Alexandria, British Columbia


Alexandria or Fort Alexandria is a National Historic Site of Canada on the Fraser River in British Columbia, and was the end of the Old Cariboo Road and the Cariboo Wagon Road. It is located on Highway 97, north of 100 Mile House and south of Quesnel.

History

On June 21, 1793, explorer Alexander MacKenzie reached the shores of the First Nations village at what would become Alexandria. He was told by the people of the village that the river was not safe for navigation beyond that point. Mackenzie heeded their advice and he and his party turned around and returned upriver to what would become the town of Quesnellemouth, and continued on to Bella Coola. In 1821, the North West Company erected a fort at Alexandria, the last the company would build before it was merged the same year with the Hudson's Bay Company. The fort was named Alexandria in honour of Alexander Mackenzie. They also built a grainery and wintered their horses there. Alexandria became a key way station along the Hudson's Bay Brigade Trail.

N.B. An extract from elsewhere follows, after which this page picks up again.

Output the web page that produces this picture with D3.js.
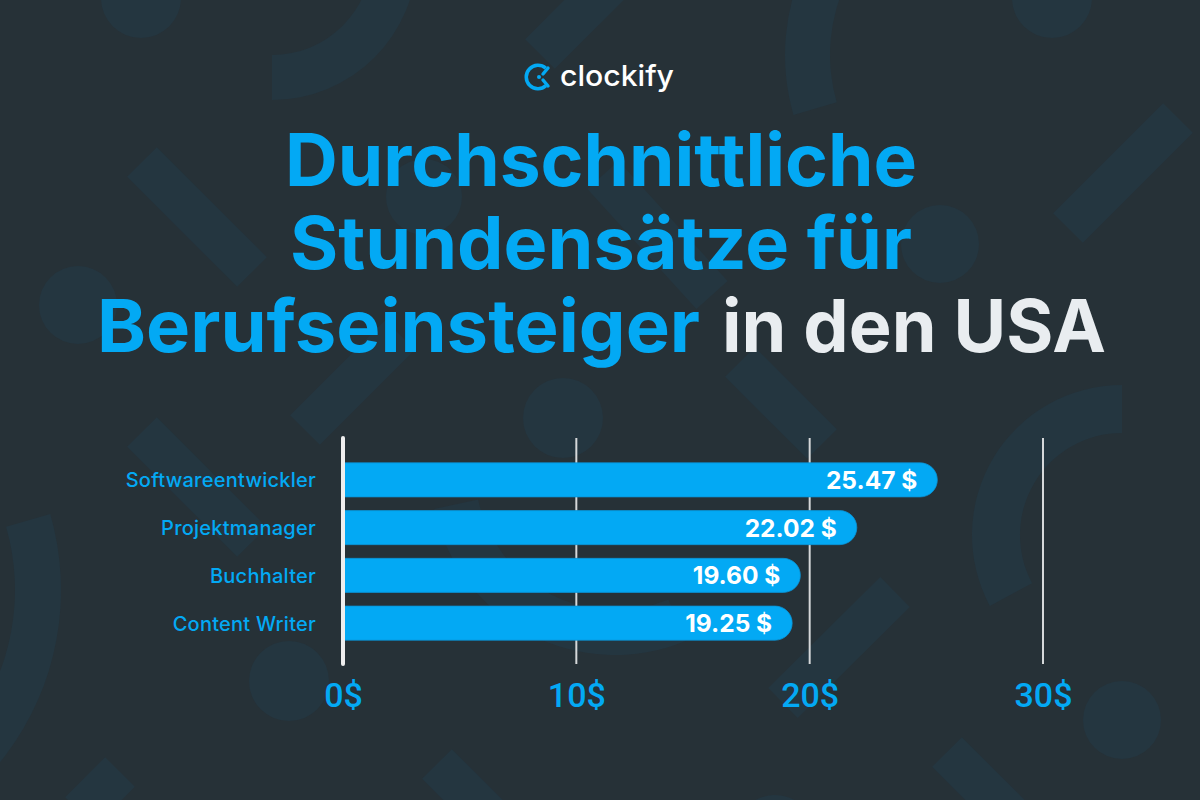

By 1859, in response to the gold discoveries that would ultimately set off the Cariboo Gold Rush, Alexandria had grown from a simple Hudson's Bay post to a large tent community of miners and AD McInnes bought some of the HBC property at Alexandria to build a roadhouse that would serve travellers on the Old Cariboo Road once the road's construction was completed in 1863.

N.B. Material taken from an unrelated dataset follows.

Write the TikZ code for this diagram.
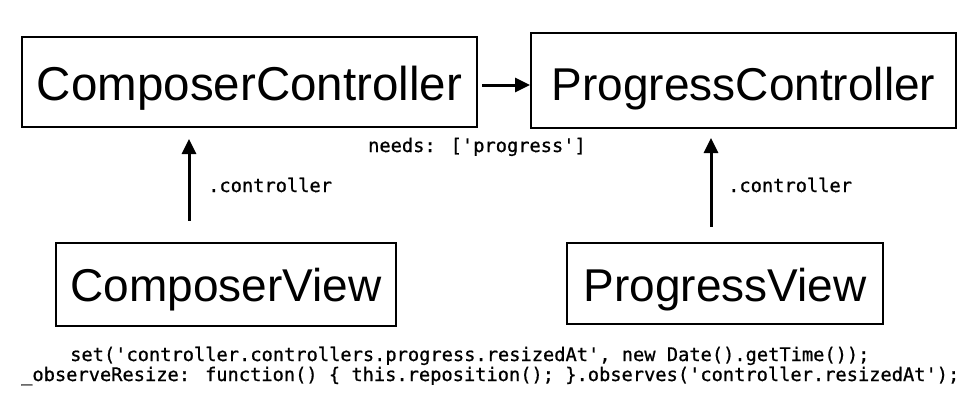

When the road was completed as far as Alexandria, the road-builder Gustavus Blin Wright launched his sternwheeler Enterprise at Alexandria. The Enterprise would ferry passengers and supplies up the Fraser River to Quesnel. From Quesnel, a wagon road was built in 1864 so travellers could continue on to Barkerville.

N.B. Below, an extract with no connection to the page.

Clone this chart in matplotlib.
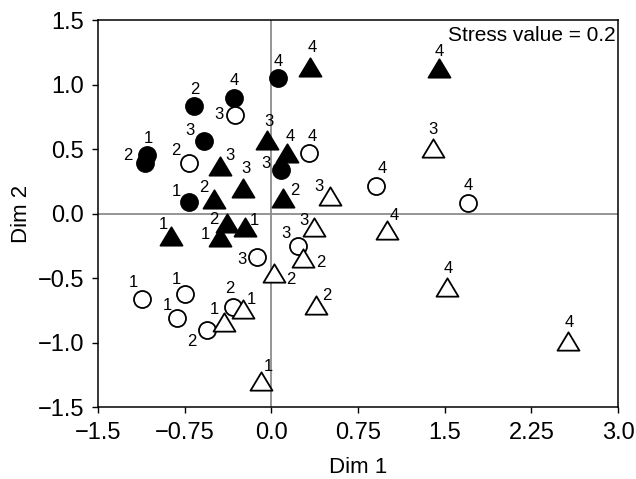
import matplotlib.pyplot as plt
from matplotlib.path import Path

plt.rcParams['font.family'] = ['Liberation Sans', 'DejaVu Sans']

# filled circles
fc_x = [-1.076, -1.093, -0.666, -0.323, -0.582, -0.712, 0.061, 0.081]
fc_y = [0.453, 0.389, 0.836, 0.898, 0.560, 0.091, 1.048, 0.337]
fc_lab = ['1', '2', '2', '4', '3', '1', '4', '3']

# open circles
oc_x = [-0.314, -0.712, -0.126, 0.326, 0.906, 1.70, -1.121, -0.747, -0.813, -0.334, -0.554, 0.234]
oc_y = [0.764, 0.389, -0.340, 0.467, 0.216, 0.079, -0.663, -0.626, -0.812, -0.722, -0.903, -0.252]
oc_lab = ['3', '2', '3', '4', '4', '4', '1', '1', '1', '2', '2', '3']

# filled triangles
ft_x = [-0.444, -0.242, -0.496, -0.040, -0.868, -0.386, -0.444, -0.228, 0.335, 1.454, 0.139, 0.099]
ft_y = [0.368, 0.200, 0.112, 0.570, -0.174, -0.076, -0.180, -0.102, 1.138, 1.125, 0.471, 0.118]
ft_lab = ['3', '3', '2', '3', '1', '2', '1', '1', '4', '4', '4', '2']

# open triangles
ot_x = [0.508, 1.397, 0.372, 0.998, 1.518, 2.570, -0.409, -0.248, 0.026, -0.092, 0.277, 0.387]
ot_y = [0.136, 0.505, -0.107, -0.128, -0.567, -0.986, -0.839, -0.743, -0.459, -1.298, -0.347, -0.709]
ot_lab = ['3', '3', '3', '4', '4', '4', '1', '1', '2', '1', '2', '2']

# label offsets (pixels) so numbers sit next to their markers
fc_off = [(1, 17), (-17, 8), (0, 16), (0, 17), (-14, 11), (-13, 10), (0, 17), (-15, 7)]
oc_off = [(-16, 0), (-13, 13), (-15, -2), (3, 17), (6, 17), (0, 18), (-8, 17), (-9, 15),
          (-10, 13), (-3, 18), (-16, -12), (-12, 13)]
ft_off = [(10, 11), (3, 19), (-10, 12), (2, 18), (-8, 11), (-13, 4), (-15, 2), (9, 6),
          (2, 19), (0, 17), (3, 16), (12, 8)]
ot_off = [(-11, 9), (0, 19), (-10, 7), (8, 15), (2, 18), (1, 18), (-10, 12), (9, 10),
          (16, -7), (8, 14), (17, -4), (11, 9)]

tri = Path([(-1.2, -1), (1.2, -1), (0, 1), (-1.2, -1)],
           [Path.MOVETO, Path.LINETO, Path.LINETO, Path.CLOSEPOLY])

fig = plt.figure(figsize=(6.36, 4.79), dpi=100)
ax = fig.add_axes([0.1541, 0.1503, 0.8176, 0.8079])

ax.axhline(0, color='#8c8c8c', lw=1.3, zorder=1)
ax.axvline(0, color='#8c8c8c', lw=1.3, zorder=1)

groups = [
    (fc_x, fc_y, fc_lab, fc_off, 'o', 'black', 150),
    (oc_x, oc_y, oc_lab, oc_off, 'o', 'white', 150),
    (ft_x, ft_y, ft_lab, ft_off, tri, 'black', 250),
    (ot_x, ot_y, ot_lab, ot_off, tri, 'white', 250),
]
for xs, ys, labs, offs, m, fcol, s in groups:
    ax.scatter(xs, ys, marker=m, s=s, facecolor=fcol, edgecolor='black',
               linewidth=1.3, zorder=3)
    for x, y, lab, off in zip(xs, ys, labs, offs):
        ax.annotate(lab, (x, y), xytext=off, textcoords='offset pixels',
                    ha='center', va='center', fontsize=12, zorder=4)

ax.text(0.995, 0.985, 'Stress value = 0.2', transform=ax.transAxes,
        ha='right', va='top', fontsize=15)

ax.set_xlim(-1.5, 3.0)
ax.set_ylim(-1.5, 1.5)
ax.set_xticks([-1.5, -0.75, 0.0, 0.75, 1.5, 2.25, 3.0])
ax.set_xticklabels(['\u22121.5', '\u22120.75', '0.0', '0.75', '1.5', '2.25', '3.0'])
ax.set_yticks([-1.5, -1.0, -0.5, 0.0, 0.5, 1.0, 1.5])
ax.set_yticklabels(['\u22121.5', '\u22121.0', '\u22120.5', '0.0', '0.5', '1.0', '1.5'])
ax.tick_params(direction='out', length=4, width=1, labelsize=17)
ax.tick_params(axis='x', pad=7)
ax.tick_params(axis='y', pad=6)
for sp in ax.spines.values():
    sp.set_linewidth(1.1)

ax.set_xlabel('Dim 1', fontsize=16, labelpad=9)
ax.set_ylabel('Dim 2', fontsize=16, labelpad=4)

fig.savefig('out.png', dpi=100)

Another road to the gold fields had been planned to Alexandria, this one from Bute Inlet by entrepreneur Alfred Waddington. However, this road would never be built and its plans would be the harbinger of tragedy. In the spring of 1864, when members of the Tsilhqot'in First Nations learned of the plans to build the road through the Homathko River Valley to the gold fields at Barkerville, they feared both infringement on their territory and the increased threat of smallpox, and eight Tsilhqot'in men, led by Klatsassin, attacked one of Waddington's work camps, killing fourteen road construction workers.